The OECD should keep its nose out of detailed UK policies on pensions, instead of jumping on the anti-Triple Lock bandwagon. Its recommendation that the Triple Lock should be scrapped is based on the false premise that this vital safeguard causes “fiscal uncertainty”.
The reverse is the case, as the Triple Lock is intended to protect older people from the fiscal uncertainty caused by sharp rises in the cost of living or shock events such as oil wars and pandemics. The Triple Lock is not the cause of uncertainty; it is the necessary reaction to it!
The Report fails to point out that the value of our basic state pension is significantly lower than almost all of our economic competitors, close to poverty level for the millions of pensioners who rely on the state pension for their main source of income. If UK pensioners benefitted from the luxury of a state pension set at about two thirds of average earnings like most of the OECD, instead of one third, I would be happy to discuss the ending of the Triple Lock.

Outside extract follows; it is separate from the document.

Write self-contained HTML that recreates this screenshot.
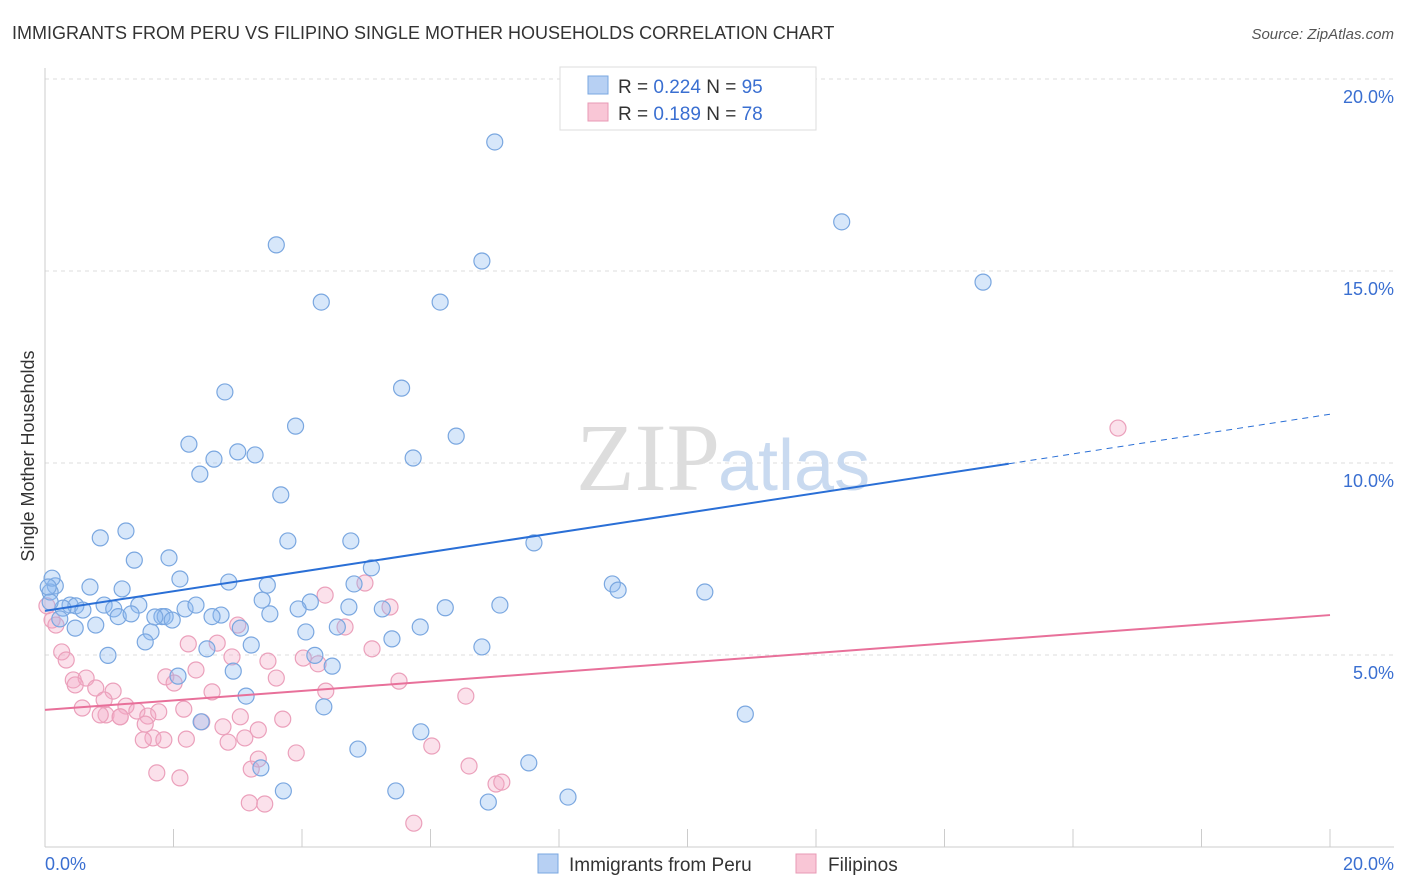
<!DOCTYPE html>
<html><head><meta charset="utf-8"><style>
body{margin:0;background:#fff;font-family:"Liberation Sans",sans-serif}
svg{display:block}
</style></head><body>
<svg width="1406" height="892" viewBox="0 0 1406 892">
<text x="12" y="39" font-size="18" fill="#333">IMMIGRANTS FROM PERU VS FILIPINO SINGLE MOTHER HOUSEHOLDS CORRELATION CHART</text>
<text x="1394" y="39" font-size="15" fill="#555" font-style="italic" text-anchor="end">Source: ZipAtlas.com</text>
<g id="grid"></g>
<text x="720" y="490" font-size="96" font-family="Liberation Serif,serif" fill="#ddd" text-anchor="end">ZIP</text>
<text x="718" y="490" font-size="72" fill="#c9daf0">atlas</text>
<line x1="45" y1="68" x2="45" y2="847" stroke="#ccc"/>
<line x1="45" y1="847" x2="1394" y2="847" stroke="#ccc"/>
<g id="ticks"></g>
<g id="ylabels"></g>
<text x="45" y="870" font-size="18" fill="#3a6fd1">0.0%</text>
<text x="1394" y="870" font-size="18" fill="#3a6fd1" text-anchor="end">20.0%</text>
<text transform="translate(34,456) rotate(-90)" font-size="18" fill="#333" text-anchor="middle">Single Mother Households</text>
<g id="pink"></g>
<g id="blue"></g>
<g id="lines"></g>
<g>
<rect x="560" y="67" width="256" height="63" fill="#fff" stroke="#ddd"/>
<rect x="588" y="76" width="20" height="18" fill="#b7d0f3" stroke="#7aa7e0"/>
<rect x="588" y="103" width="20" height="18" fill="#f9c6d6" stroke="#e89ab5"/>
<text x="618" y="93" font-size="19" fill="#333">R = <tspan fill="#3a6fd1">0.224</tspan>   N = <tspan fill="#3a6fd1">95</tspan></text>
<text x="618" y="120" font-size="19" fill="#333">R =  <tspan fill="#3a6fd1">0.189</tspan>   N = <tspan fill="#3a6fd1">78</tspan></text>
</g>
<g>
<rect x="538" y="854" width="20" height="19" fill="#b7d0f3" stroke="#7aa7e0"/>
<text x="569" y="871" font-size="19" fill="#333">Immigrants from Peru</text>
<rect x="796" y="854" width="20" height="19" fill="#f9c6d6" stroke="#e89ab5"/>
<text x="828" y="871" font-size="19" fill="#333">Filipinos</text>
</g>
</svg>
<script>
const yTicks=[5,10,15,20];
const xTicks=[0,2,4,6,8,10,12,14,16,18,20];
const blueX=[7.0,12.4,14.6,3.6,6.8,4.3,6.15,2.8,5.55,3.9,6.4,2.24,2.63,3.0,3.27,5.73,2.41,3.67,1.26,0.86,3.78,4.76,7.61,1.39,1.93,5.08,2.86,2.1,3.46,4.81,8.83,8.92,10.27,1.82,1.87,2.74,3.5,0.7,1.2,4.13,4.73,7.08,3.94,0.16,0.39,3.38,5.25,6.23,0.48,0.92,1.07,1.46,2.18,2.35,0.28,0.59,1.14,1.34,1.71,1.98,2.6,0.79,0.47,0.23,3.04,4.06,4.55,5.84,1.65,1.56,3.21,2.52,5.4,6.8,0.98,4.2,4.47,2.93,2.07,3.13,4.34,10.9,2.43,5.85,4.87,3.36,7.53,3.71,5.46,8.14,6.9,0.08,0.08,0.11,0.05];
const blueY=[18.36,16.28,14.71,15.68,15.26,14.19,14.19,11.85,11.95,10.96,10.7,10.49,10.1,10.29,10.21,10.13,9.71,9.17,8.23,8.05,7.97,7.97,7.92,7.47,7.53,7.27,6.9,6.98,6.82,6.85,6.85,6.69,6.64,6.0,6.0,6.04,6.07,6.77,6.72,6.38,6.25,6.3,6.2,6.8,6.3,6.43,6.2,6.23,6.28,6.3,6.2,6.3,6.2,6.3,6.22,6.17,6.0,6.07,5.99,5.91,6.0,5.78,5.7,5.94,5.7,5.6,5.73,5.73,5.6,5.34,5.26,5.16,5.42,5.21,4.99,4.99,4.71,4.58,4.45,3.93,3.65,3.46,3.26,3.0,2.55,2.06,2.19,1.46,1.46,1.3,1.17,6.64,6.38,7.0,6.77];
const pinkX=[16.7,4.98,4.36,5.37,4.67,3.0,2.68,2.23,0.26,0.33,5.09,0.44,2.91,3.47,4.02,4.25,1.88,0.64,2.35,3.6,5.51,0.47,2.01,0.79,1.06,4.37,6.55,2.6,0.11,0.17,0.03,0.92,1.26,0.58,0.95,1.17,1.43,1.6,1.77,2.16,1.17,0.86,1.56,3.04,3.7,2.44,3.32,2.77,1.68,1.85,1.53,2.2,2.85,3.11,3.91,6.02,3.32,6.6,3.21,1.74,2.1,7.02,7.11,3.18,3.42,5.74];
const pinkY=[10.91,6.875,6.56,6.25,5.73,5.78,5.31,5.29,5.08,4.87,5.16,4.35,4.95,4.84,4.92,4.77,4.43,4.4,4.61,4.4,4.32,4.22,4.27,4.14,4.06,4.06,3.93,4.04,5.91,5.78,6.28,3.83,3.67,3.62,3.44,3.39,3.54,3.41,3.52,3.59,3.39,3.44,3.2,3.39,3.33,3.26,3.05,3.13,2.84,2.79,2.79,2.81,2.73,2.84,2.45,2.63,2.29,2.11,2.03,1.93,1.8,1.64,1.69,1.15,1.12,0.62];
const blueTrend=[[0,6.15],[15,9.98],[20,11.27]];
const pinkTrend=[[0,3.57],[20,6.04]];
const NS='http://www.w3.org/2000/svg';
const X=v=>45+v*64.25, Y=v=>847-v*38.4;
function mk(t,p,a){const e=document.createElementNS(NS,t);for(const k in a)e.setAttribute(k,a[k]);document.getElementById(p).appendChild(e);return e;}
yTicks.forEach(t=>{
 const l=mk('line','grid',{x1:45,x2:1394,y1:Y(t),y2:Y(t),stroke:'#ddd','stroke-dasharray':'4,4'});
 
 
 const s=mk('text','ylabels',{x:1394,y:Y(t)+24,'font-size':18,fill:'#3a6fd1','text-anchor':'end'});
 s.textContent=t.toFixed(1)+'%';
 
 
});
xTicks.forEach(t=>{
 const l=mk('line','ticks',{x1:X(t),x2:X(t),y1:829,y2:847,stroke:'#ccc'});
 
 
});
pinkX.forEach((x,i)=>{
 const c=mk('circle','pink',{cx:X(x),cy:Y(pinkY[i]),r:8,fill:'rgba(244,170,198,0.35)',stroke:'#eba0bb','stroke-width':1.2});
 
 
});
blueX.forEach((x,i)=>{
 const c=mk('circle','blue',{cx:X(x),cy:Y(blueY[i]),r:8,fill:'rgba(140,185,240,0.35)',stroke:'#7aa7e0','stroke-width':1.2});
 
 
});
const b1=mk('line','lines',{x1:X(blueTrend[0][0]),y1:Y(blueTrend[0][1]),x2:X(blueTrend[1][0]),y2:Y(blueTrend[1][1]),stroke:'#2a6fd6','stroke-width':2});


const b2=mk('line','lines',{x1:X(blueTrend[1][0]),y1:Y(blueTrend[1][1]),x2:X(blueTrend[2][0]),y2:Y(blueTrend[2][1]),stroke:'#2a6fd6','stroke-width':1,'stroke-dasharray':'6,5'});


const p1=mk('line','lines',{x1:X(pinkTrend[0][0]),y1:Y(pinkTrend[0][1]),x2:X(pinkTrend[1][0]),y2:Y(pinkTrend[1][1]),stroke:'#e8709a','stroke-width':2});


</script>
</body></html>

OECD bureaucrats in their Paris Chateau offices have no idea what it is like to live on the old state pension of £185 per week, in fact that is probably the cost of their daily lunch blow outs.
Scrapping the Triple Lock would cause an immediate increase in pensioner poverty as energy prices and food prices tend to rise faster than the general rate of inflation and these costs form a bigger part of older people’s budgets than the rest of the population.
The message that the Triple Lock is “unsustainable” is a much-repeated political judgement, but with no factual basis. Society has to decide whether older people should be enabled to live in dignity and warmth in their retirement years and then find the money to make this possible. With our state pension set at such a low level, scrapping the Triple Lock would have life and death consequences for many pensioners and the Lock’s critics need to start being honest about the implications of their devious campaigns.